Just as Jesus separated the demon from the man,
He separated the fever from Peter’s mother-in-law.
He rebuked the demon just as He rebuked the fever.
And immediately she is resurrected and does what God made her to do:
She serves Him and glorifies Him.
One of the most beautiful things that Luke mentions here is in verse 40.
“He laid His hands on every one of them and healed them.”
He didn’t have to touch them. He’s shown that to be true so many times.
But He did touch them. That’s part of what the Incarnation is all about.
Jesus has closed the distance.
He sought you and found you;
He’s made His home with you.
Jesus is fully Man, and so His touch is a physical touch.
His hands are real hands.
It’s why when you come to Individual Confession and Absolution,
Jesus places real hands on your real head and forgives your real sins.
You don’t have to imagine it; you can actually feel it on your body.
There is still one thing that might be bothering you.
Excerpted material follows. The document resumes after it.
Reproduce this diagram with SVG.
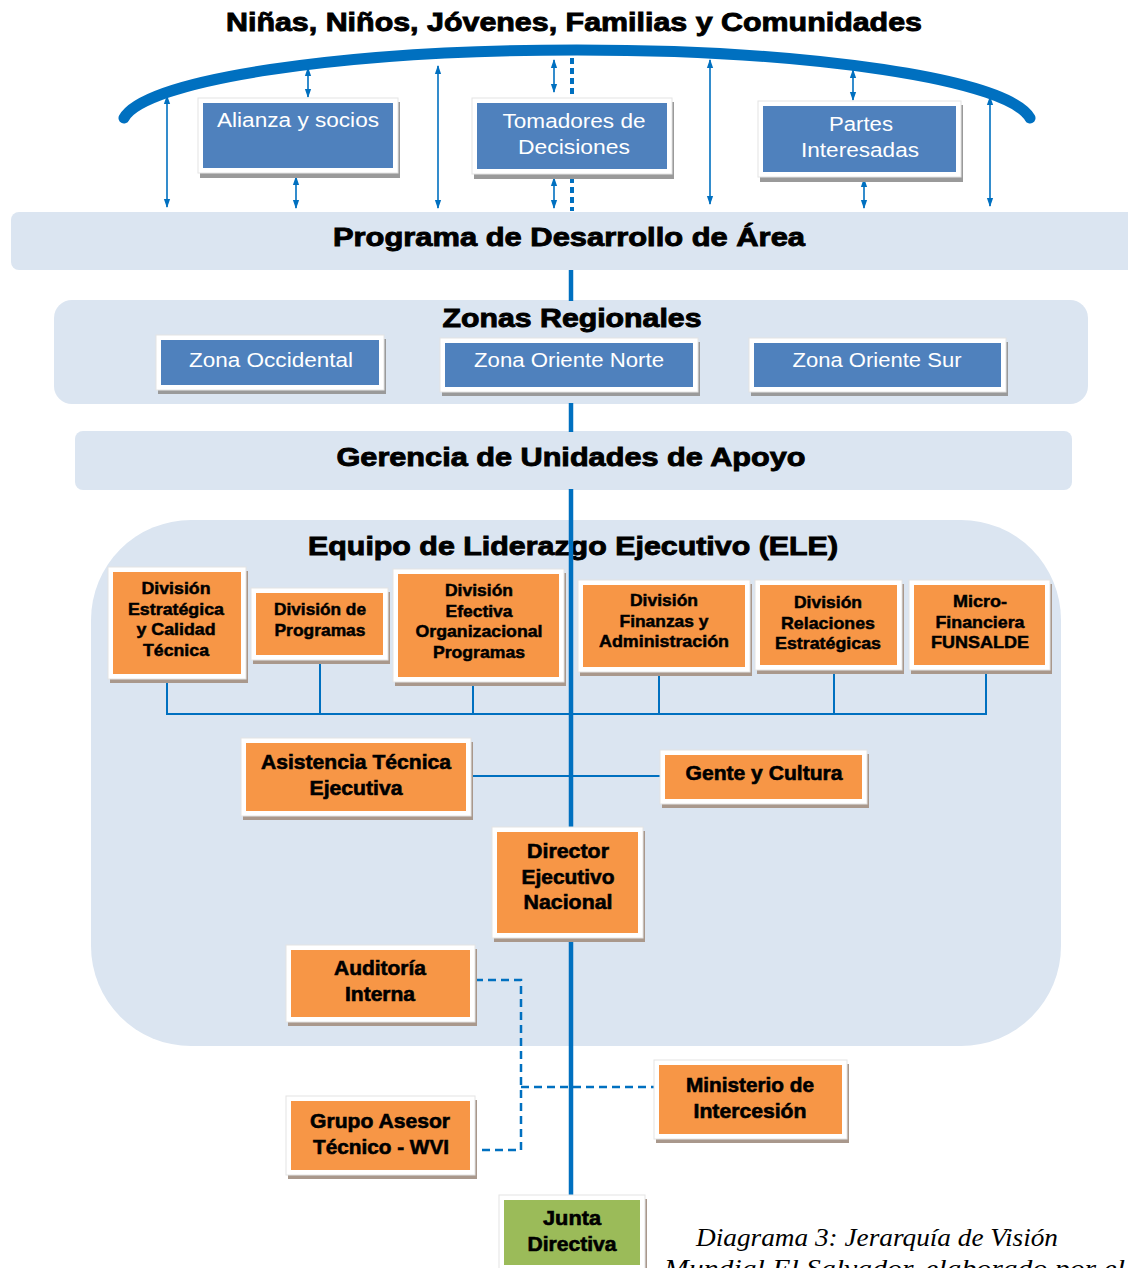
<svg xmlns="http://www.w3.org/2000/svg" width="1128" height="1268" viewBox="0 0 1128 1268">
<style>
.band{fill:#DBE5F1}
.hdr{font-family:"Liberation Sans",Arial,sans-serif;font-weight:bold;font-size:26px;fill:#000;stroke:#000;stroke-width:0.9;text-anchor:middle}
.frame{fill:#FFFFFF;stroke:#E4E4E4;stroke-width:1}
.shb{fill:#9A9A9A}
.sho{fill:#A9988C}
.fb{fill:#4F81BD}
.fo{fill:#F79646}
.fg{fill:#9BBB59}
.tb{font-family:"Liberation Sans",Arial,sans-serif;font-size:20px;fill:#FFFFFF;text-anchor:middle}
.to{font-family:"Liberation Sans",Arial,sans-serif;font-weight:bold;font-size:17px;fill:#000;stroke:#000;stroke-width:0.5;text-anchor:middle}
.tl{font-family:"Liberation Sans",Arial,sans-serif;font-weight:bold;font-size:20px;fill:#000;stroke:#000;stroke-width:0.6;text-anchor:middle}
.main{stroke:#0070C0;stroke-width:4.5;fill:none}
.thin{stroke:#0070C0;stroke-width:2;fill:none}
.arr{stroke:#0070C0;stroke-width:1.6;fill:none;marker-start:url(#ah);marker-end:url(#ah)}
.dash{stroke:#0070C0;stroke-width:2.5;fill:none;stroke-dasharray:8 5}
.dot{stroke:#0070C0;stroke-width:4;fill:none;stroke-dasharray:6 4}
.cap{font-family:"Liberation Serif","Times New Roman",serif;font-style:italic;font-size:26px;fill:#000}
</style>
<defs>
<marker id="ah" viewBox="0 0 10 10" refX="9" refY="5" markerWidth="9" markerHeight="9" orient="auto-start-reverse" markerUnits="userSpaceOnUse">
<path d="M0,1.5 L10,5 L0,8.5 z" fill="#0070C0"/>
</marker>
</defs>
<rect width="1128" height="1268" fill="#FFFFFF"/>

<g id="title">
<text class="hdr" x="574" y="31" textLength="696" lengthAdjust="spacingAndGlyphs">Niñas, Niños, Jóvenes, Familias y Comunidades</text>
</g>
<g id="arc">
<path d="M 124 118 A 455 75 0 0 1 1030 118" stroke="#0070C0" stroke-width="11" stroke-linecap="round" fill="none"/>
</g>

<g id="pda">
<rect class="band" x="11" y="212" width="1128" height="58" rx="8"/>
<text class="hdr" x="569" y="246" textLength="472" lengthAdjust="spacingAndGlyphs">Programa de Desarrollo de Área</text>
</g>
<g id="zonas">
<rect class="band" x="54" y="300" width="1034" height="104" rx="18"/>
<text class="hdr" x="572" y="327" textLength="259" lengthAdjust="spacingAndGlyphs">Zonas Regionales</text>
</g>
<g id="gerencia">
<rect class="band" x="75" y="431" width="997" height="59" rx="8"/>
<text class="hdr" x="571" y="466" textLength="469" lengthAdjust="spacingAndGlyphs">Gerencia de Unidades de Apoyo</text>
</g>
<g id="ele">
<rect class="band" x="91" y="520" width="970" height="526" rx="100" ry="100"/>
<text class="hdr" x="573" y="555" textLength="530" lengthAdjust="spacingAndGlyphs">Equipo de Liderazgo Ejecutivo (ELE)</text>
</g>

<g id="connectors">
<line class="arr" x1="167" y1="96" x2="167" y2="207"/>
<line class="arr" x1="308" y1="68" x2="308" y2="97"/>
<line class="arr" x1="296" y1="177" x2="296" y2="208"/>
<line class="arr" x1="438" y1="66" x2="438" y2="208"/>
<line class="arr" x1="554" y1="60" x2="554" y2="92"/>
<line class="arr" x1="554" y1="178" x2="554" y2="208"/>
<line class="arr" x1="710" y1="60" x2="710" y2="204"/>
<line class="arr" x1="853" y1="70" x2="853" y2="100"/>
<line class="arr" x1="864" y1="179" x2="864" y2="208"/>
<line class="arr" x1="990" y1="97" x2="990" y2="206"/>
<line class="dot" x1="572" y1="58" x2="572" y2="94"/>
<line class="dot" x1="572" y1="177" x2="572" y2="211"/>
<line class="main" x1="571" y1="270" x2="571" y2="301"/>
<line class="main" x1="571" y1="403" x2="571" y2="432"/>
<line class="main" x1="571" y1="489" x2="571" y2="1198"/>
<path class="thin" d="M167 679 V714 H986 V669"/>
<line class="thin" x1="320" y1="659" x2="320" y2="714"/>
<line class="thin" x1="473" y1="681" x2="473" y2="714"/>
<line class="thin" x1="659" y1="671" x2="659" y2="714"/>
<line class="thin" x1="834" y1="669" x2="834" y2="714"/>
<line class="thin" x1="470" y1="776" x2="662" y2="776"/>
<path class="dash" d="M475 980 H521 V1150 H475"/>
<line class="dash" x1="521" y1="1087" x2="655" y2="1087"/>
</g>

<g id="alianza">
<rect class="shb" x="200" y="102" width="200" height="76"/>
<rect class="frame" x="198" y="98" width="200" height="75"/>
<rect class="fb" x="203" y="103" width="190" height="65"/>
<text class="tb" x="298" y="127" textLength="162" lengthAdjust="spacingAndGlyphs">Alianza y socios</text>
</g>
<g id="tomadores">
<rect class="shb" x="474" y="102" width="200" height="77"/>
<rect class="frame" x="472" y="98" width="200" height="76"/>
<rect class="fb" x="477" y="103" width="190" height="66"/>
<text class="tb" x="574" y="128" textLength="143" lengthAdjust="spacingAndGlyphs">Tomadores de</text>
<text class="tb" x="574" y="154" textLength="112" lengthAdjust="spacingAndGlyphs">Decisiones</text>
</g>
<g id="partes">
<rect class="shb" x="760" y="105" width="203" height="77"/>
<rect class="frame" x="758" y="101" width="203" height="76"/>
<rect class="fb" x="763" y="106" width="193" height="66"/>
<text class="tb" x="861" y="131" textLength="64" lengthAdjust="spacingAndGlyphs">Partes</text>
<text class="tb" x="860" y="157" textLength="118" lengthAdjust="spacingAndGlyphs">Interesadas</text>
</g>

<g id="zona-occidental">
<rect class="shb" x="158" y="339" width="228" height="55"/>
<rect class="frame" x="156" y="335" width="228" height="55"/>
<rect class="fb" x="161" y="340" width="218" height="45"/>
<text class="tb" x="271" y="367" textLength="164" lengthAdjust="spacingAndGlyphs">Zona Occidental</text>
</g>
<g id="zona-oriente-norte">
<rect class="shb" x="442" y="342" width="258" height="54"/>
<rect class="frame" x="440" y="338" width="258" height="54"/>
<rect class="fb" x="445" y="343" width="248" height="44"/>
<text class="tb" x="569" y="367" textLength="190" lengthAdjust="spacingAndGlyphs">Zona Oriente Norte</text>
</g>
<g id="zona-oriente-sur">
<rect class="shb" x="751" y="342" width="257" height="54"/>
<rect class="frame" x="749" y="338" width="257" height="54"/>
<rect class="fb" x="754" y="343" width="247" height="44"/>
<text class="tb" x="877" y="367" textLength="169" lengthAdjust="spacingAndGlyphs">Zona Oriente Sur</text>
</g>

<g id="div-estrategica">
<rect class="sho" x="110" y="571" width="138" height="112"/>
<rect class="frame" x="108" y="567" width="138" height="112"/>
<rect class="fo" x="113" y="572" width="128" height="102"/>
<text class="to" x="176" y="594" textLength="69" lengthAdjust="spacingAndGlyphs">División</text>
<text class="to" x="176" y="615" textLength="96" lengthAdjust="spacingAndGlyphs">Estratégica</text>
<text class="to" x="176" y="635" textLength="79" lengthAdjust="spacingAndGlyphs">y Calidad</text>
<text class="to" x="176" y="656" textLength="66" lengthAdjust="spacingAndGlyphs">Técnica</text>
</g>
<g id="div-programas">
<rect class="sho" x="253" y="592" width="137" height="72"/>
<rect class="frame" x="251" y="588" width="137" height="72"/>
<rect class="fo" x="256" y="593" width="127" height="62"/>
<text class="to" x="320" y="615" textLength="92" lengthAdjust="spacingAndGlyphs">División de</text>
<text class="to" x="320" y="636" textLength="91" lengthAdjust="spacingAndGlyphs">Programas</text>
</g>
<g id="div-efectiva">
<rect class="sho" x="395" y="573" width="171" height="113"/>
<rect class="frame" x="393" y="569" width="171" height="113"/>
<rect class="fo" x="398" y="574" width="161" height="103"/>
<text class="to" x="479" y="596" textLength="68" lengthAdjust="spacingAndGlyphs">División</text>
<text class="to" x="479" y="617" textLength="67" lengthAdjust="spacingAndGlyphs">Efectiva</text>
<text class="to" x="479" y="637" textLength="127" lengthAdjust="spacingAndGlyphs">Organizacional</text>
<text class="to" x="479" y="658" textLength="92" lengthAdjust="spacingAndGlyphs">Programas</text>
</g>
<g id="div-finanzas">
<rect class="sho" x="580" y="584" width="172" height="92"/>
<rect class="frame" x="578" y="580" width="172" height="92"/>
<rect class="fo" x="583" y="585" width="162" height="82"/>
<text class="to" x="664" y="606" textLength="68" lengthAdjust="spacingAndGlyphs">División</text>
<text class="to" x="664" y="627" textLength="89" lengthAdjust="spacingAndGlyphs">Finanzas y</text>
<text class="to" x="664" y="647" textLength="130" lengthAdjust="spacingAndGlyphs">Administración</text>
</g>
<g id="div-relaciones">
<rect class="sho" x="757" y="584" width="147" height="90"/>
<rect class="frame" x="755" y="580" width="147" height="90"/>
<rect class="fo" x="760" y="585" width="137" height="80"/>
<text class="to" x="828" y="608" textLength="68" lengthAdjust="spacingAndGlyphs">División</text>
<text class="to" x="828" y="629" textLength="94" lengthAdjust="spacingAndGlyphs">Relaciones</text>
<text class="to" x="828" y="649" textLength="106" lengthAdjust="spacingAndGlyphs">Estratégicas</text>
</g>
<g id="micro-financiera">
<rect class="sho" x="911" y="584" width="141" height="90"/>
<rect class="frame" x="909" y="580" width="141" height="90"/>
<rect class="fo" x="914" y="585" width="131" height="80"/>
<text class="to" x="980" y="607" textLength="54" lengthAdjust="spacingAndGlyphs">Micro-</text>
<text class="to" x="980" y="628" textLength="89" lengthAdjust="spacingAndGlyphs">Financiera</text>
<text class="to" x="980" y="648" textLength="98" lengthAdjust="spacingAndGlyphs">FUNSALDE</text>
</g>

<g id="asistencia">
<rect class="sho" x="243" y="742" width="230" height="78"/>
<rect class="frame" x="241" y="738" width="230" height="78"/>
<rect class="fo" x="246" y="743" width="220" height="68"/>
<text class="tl" x="356" y="769" textLength="190" lengthAdjust="spacingAndGlyphs">Asistencia Técnica</text>
<text class="tl" x="356" y="795" textLength="93" lengthAdjust="spacingAndGlyphs">Ejecutiva</text>
</g>
<g id="gente-cultura">
<rect class="sho" x="662" y="754" width="207" height="54"/>
<rect class="frame" x="660" y="750" width="207" height="54"/>
<rect class="fo" x="665" y="755" width="197" height="44"/>
<text class="tl" x="764" y="780" textLength="157" lengthAdjust="spacingAndGlyphs">Gente y Cultura</text>
</g>
<g id="director">
<rect class="sho" x="494" y="831" width="151" height="111"/>
<rect class="frame" x="492" y="827" width="151" height="111"/>
<rect class="fo" x="497" y="832" width="141" height="101"/>
<text class="tl" x="568" y="858" textLength="82" lengthAdjust="spacingAndGlyphs">Director</text>
<text class="tl" x="568" y="884" textLength="93" lengthAdjust="spacingAndGlyphs">Ejecutivo</text>
<text class="tl" x="568" y="909" textLength="89" lengthAdjust="spacingAndGlyphs">Nacional</text>
</g>
<g id="auditoria">
<rect class="sho" x="288" y="949" width="189" height="77"/>
<rect class="frame" x="286" y="945" width="189" height="77"/>
<rect class="fo" x="291" y="950" width="179" height="67"/>
<text class="tl" x="380" y="975" textLength="92" lengthAdjust="spacingAndGlyphs">Auditoría</text>
<text class="tl" x="380" y="1001" textLength="70" lengthAdjust="spacingAndGlyphs">Interna</text>
</g>
<g id="ministerio">
<rect class="sho" x="656" y="1064" width="193" height="79"/>
<rect class="frame" x="654" y="1060" width="193" height="79"/>
<rect class="fo" x="659" y="1065" width="183" height="69"/>
<text class="tl" x="750" y="1092" textLength="128" lengthAdjust="spacingAndGlyphs">Ministerio de</text>
<text class="tl" x="750" y="1118" textLength="113" lengthAdjust="spacingAndGlyphs">Intercesión</text>
</g>
<g id="grupo-asesor">
<rect class="sho" x="288" y="1100" width="189" height="79"/>
<rect class="frame" x="286" y="1096" width="189" height="79"/>
<rect class="fo" x="291" y="1101" width="179" height="69"/>
<text class="tl" x="380" y="1128" textLength="140" lengthAdjust="spacingAndGlyphs">Grupo Asesor</text>
<text class="tl" x="381" y="1154" textLength="136" lengthAdjust="spacingAndGlyphs">Técnico - WVI</text>
</g>
<g id="junta">
<rect class="sho" x="501" y="1199" width="146" height="75"/>
<rect class="frame" x="499" y="1195" width="146" height="75"/>
<rect class="fg" x="504" y="1200" width="136" height="65"/>
<text class="tl" x="572" y="1225" textLength="58" lengthAdjust="spacingAndGlyphs">Junta</text>
<text class="tl" x="572" y="1251" textLength="89" lengthAdjust="spacingAndGlyphs">Directiva</text>
</g>

<g id="caption">
<text class="cap" x="877" y="1246" text-anchor="middle" textLength="362" lengthAdjust="spacingAndGlyphs">Diagrama 3: Jerarquía de Visión</text>
<text class="cap" x="664" y="1277" textLength="461" lengthAdjust="spacingAndGlyphs">Mundial El Salvador, elaborado por el</text>
</g>
</svg>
If the Epiphany season is all about knowing Jesus as He truly is;
As proclaiming Him to be everything He has revealed Himself to be,
Then why don’t the demons get to speak?
For once, they’re not lying.
“I know who You are – the Holy One of God.”
And again, “You are the Son of God!”
But He rebuked them and would not allow them to speak,
because they knew that He was the Christ.
Jesus won’t let them speak, because they can’t give the whole message.
They know who Jesus is, but they do not comprehend what He has come to do.
To confess Christ and to proclaim Christ is not merely a question of identity.
To confess Christ, and to live in the Light, to be Epiphanied,
Is to say what He has done.
And they can’t say that.
They don’t even know that – not really.
That’s why there’s a perverse sincerity to their question:
“Have You come to destroy us?”
They don’t actually know exactly how all of this is going to work out.
And they’re not alone.
You yourself can forget.
But the Word of God reminds you.
Christ has been crucified for you in your place.
He has been raised from the dead as you shall be raised.
Death has been swallowed up forever.
And that victory has been applied to you in your Baptism.
You’re back on the team.
And just in time.
There’s still work to be done.
There is a world at your doorstep as ignorant as the demons.
Maybe they know who Christ is, and maybe they don’t.
In either case, what they still need to hear is what He has done for them.
That He has not come to destroy them.
But to destroy everything that seeks to harm them;
To forgive them and save them and heal them;
To make them and all creation good again.